1. Deciding on a Theme & Narrowing it Down
The first step to creating an effective webinar is to decide on a theme and narrowing that theme down into at topic you can reasonably cover in about forty-five minutes for an hour-long timeslot and an hour for an hour and a half timeslot. Why stop early? Chances are, even if you narrow your topic down, you will run over. If you plan for less time than you have, an you run over a little bit, you will still have time to answer questions. If you plan for the full time, you will have no time to answer your audience-members’ questions.
To narrow down your topic, you can use a variety of methods. You can brainstorm, you can send out a feeler email to find out what people have questions about, or you can see what the company needs are. For example, if you’re implementing a new system, it might behoove you to focus on one or two aspects of that system. On the other hand, if you are creating a webinar as a product or service, find out what your potential audience wants to know, and cater your presentation accordingly.

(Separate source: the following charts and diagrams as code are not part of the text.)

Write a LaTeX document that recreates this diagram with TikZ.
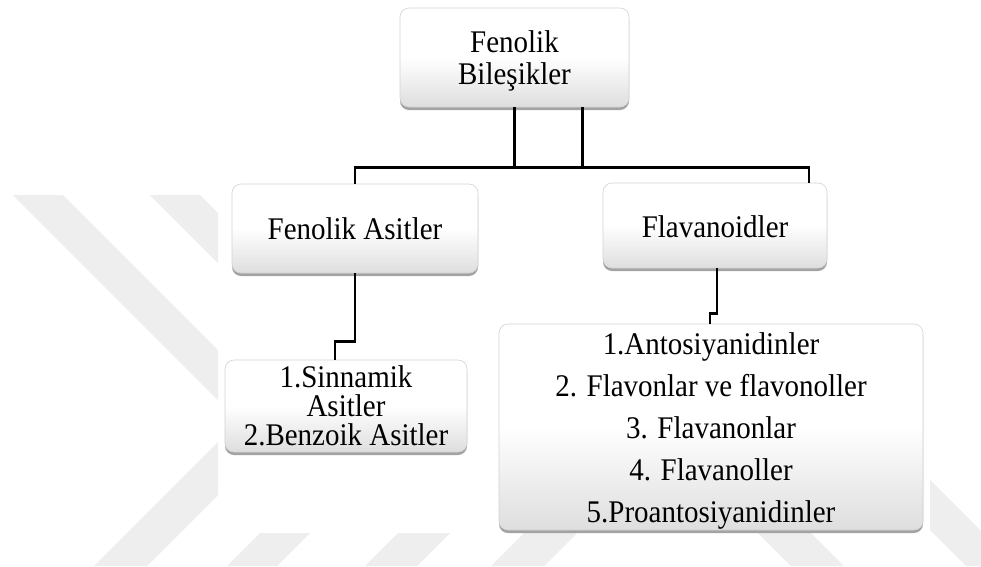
\documentclass[tikz,border=0pt]{standalone}
\usepackage{fontspec}
\setmainfont{Liberation Serif}[FakeStretch=0.92]
\usetikzlibrary{shadows}
\definecolor{wm}{RGB}{238,238,238}
\definecolor{boxgray}{RGB}{222,222,222}
\tikzset{
  box/.style={rounded corners=9pt, draw=gray!35, line width=0.6pt,
    top color=white, bottom color=boxgray, middle color=white,
    drop shadow={shadow xshift=0pt, shadow yshift=-3pt, opacity=0.6, fill=black!60},
    align=center, inner sep=0pt, font=\fontsize{31.5}{32}\selectfont},
  conn/.style={draw=black, line width=2.4pt},
  wmark/.style={fill=wm, draw=none}
}
\begin{document}
\begin{tikzpicture}[x=1pt,y=-1pt]
\useasboundingbox (0,0) rectangle (981,566);
\fill[white] (0,0) rectangle (981,566);
% watermark
\fill[wmark] (13,195) -- (63,195) -- (218,350) -- (218,400) -- cycle;
\fill[wmark] (150,195) -- (200,195) -- (218,213) -- (218,263) -- cycle;
\fill[wmark] (94,566) -- (147,566) -- (218,495) -- (218,442) -- cycle;
\fill[wmark] (227,566) -- (277,566) -- (310,533) -- (260,533) -- cycle;
\fill[wmark] (365,566) -- (417,566) -- (450,533) -- (398,533) -- cycle;
\fill[wmark] (491,566) -- (544,566) -- (577,533) -- (524,533) -- cycle;
\fill[wmark] (758,533) -- (811,533) -- (844,566) -- (791,566) -- cycle;
\fill[wmark] (930,480) -- (981,531) -- (981,566) -- (966,566) -- (930,530) -- cycle;
% nodes
\node[box, minimum width=229pt, minimum height=99pt] (top) at (514.5,57.5) {\rule{0pt}{28pt}Fenolik\\Bileşikler};
\node[box, minimum width=246pt, minimum height=89pt] (fa) at (355,228.5) {Fenolik Asitler};
\node[box, minimum width=224pt, minimum height=85pt] (fl) at (715,225.5) {\rule{0pt}{25pt}Flavanoidler};
\node[box, minimum width=242pt, minimum height=92pt, font=\fontsize{31.5}{29}\selectfont] (sin) at (346,406) {1.Sinnamik\\Asitler\\2.Benzoik Asitler};
\node[box, minimum width=424pt, minimum height=206pt, font=\fontsize{31.5}{42}\selectfont] (big) at (711,427) {\rule{0pt}{30pt}1.Antosiyanidinler\\2. Flavonlar ve flavonoller\\3. Flavanonlar\\4. Flavanoller\\5.Proantosiyanidinler};
% connectors
\draw[conn] (top.south) -- ++(0,60) -| ([xshift=94pt]fl.north);
\draw[conn] ([xshift=68pt]top.south) -- ++(0,60) -| (fa.north);
\draw[conn] (fa.south) -- ++(0,68) -| ([xshift=-11pt]sin.north);
\draw[conn] ([xshift=2pt]fl.south) -- ++(0,45) -| ([xshift=-1pt]big.north);
\end{tikzpicture}
\end{document}
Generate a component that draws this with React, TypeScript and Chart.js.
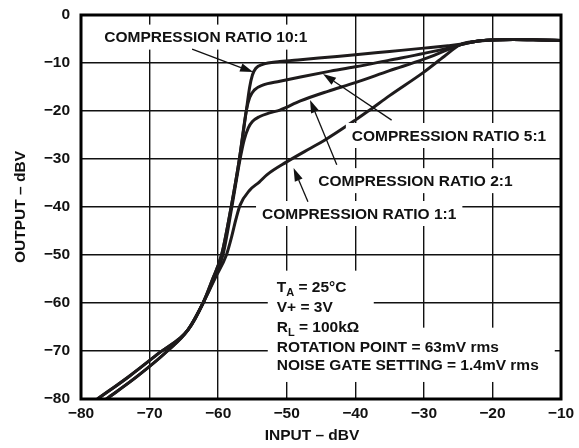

2. Use Classic Speech Strategies to Structure Your Presentation
By using classic strategies for writing speeches to create webinar presentations, you can be sure that your audience will retain what you said. The outline for writing a good speech involves:
- Tell them what you’re going to tell them
- Tell them
- Tell them what you told them
You want to make sure that your speech has a clear introduction, body, and conclusion. For example, if you’re webinar presentation is on using a content system, you will give your audience a brief overview of what you will be explaining to them. Use key words to flag to audience members, when you come to a new point (first, second, third). When you’re telling them, use the same structure, and make sure to transition from one point to the next (now that we have talked about x it’s time to talk about y). Finally, you will make sure your audience retains your information - especially after a 45 minute our hour-long speech, by recapping for them the most important points.
3. Put the Presentation Together
Finally, once you’ve written your speech (or at least outlined it in detail) you are ready to put the presentation together. While in face-to-face seminars, you might present a PowerPoint show, when putting together and fine-tuning your webinar, you will want to have a visual component as well. Make sure that you carefully consider how the particular webinar software you are using works and constructs presentations. Be sure to make a visually appealing webinar. If your speech is great, but your visuals do not look good, especially if you are doing the webinar as a service to customers, you will not look professional. Take time to find the right clip-art, fonts, and backgrounds for the topic you are covering. An effective webinar presentation is not something you can throw together at the last minute.
As a bonus tip, at the end of your question and answer session, make sure that you take time to get the contact information from participants for follow-up. A day or two after your presentation, email them thanking them for showing up, and ask if they have any concerns or questions arising from the presentation. By following-up, you can also catch those who might have had questions, but who were otherwise too shy to ask them.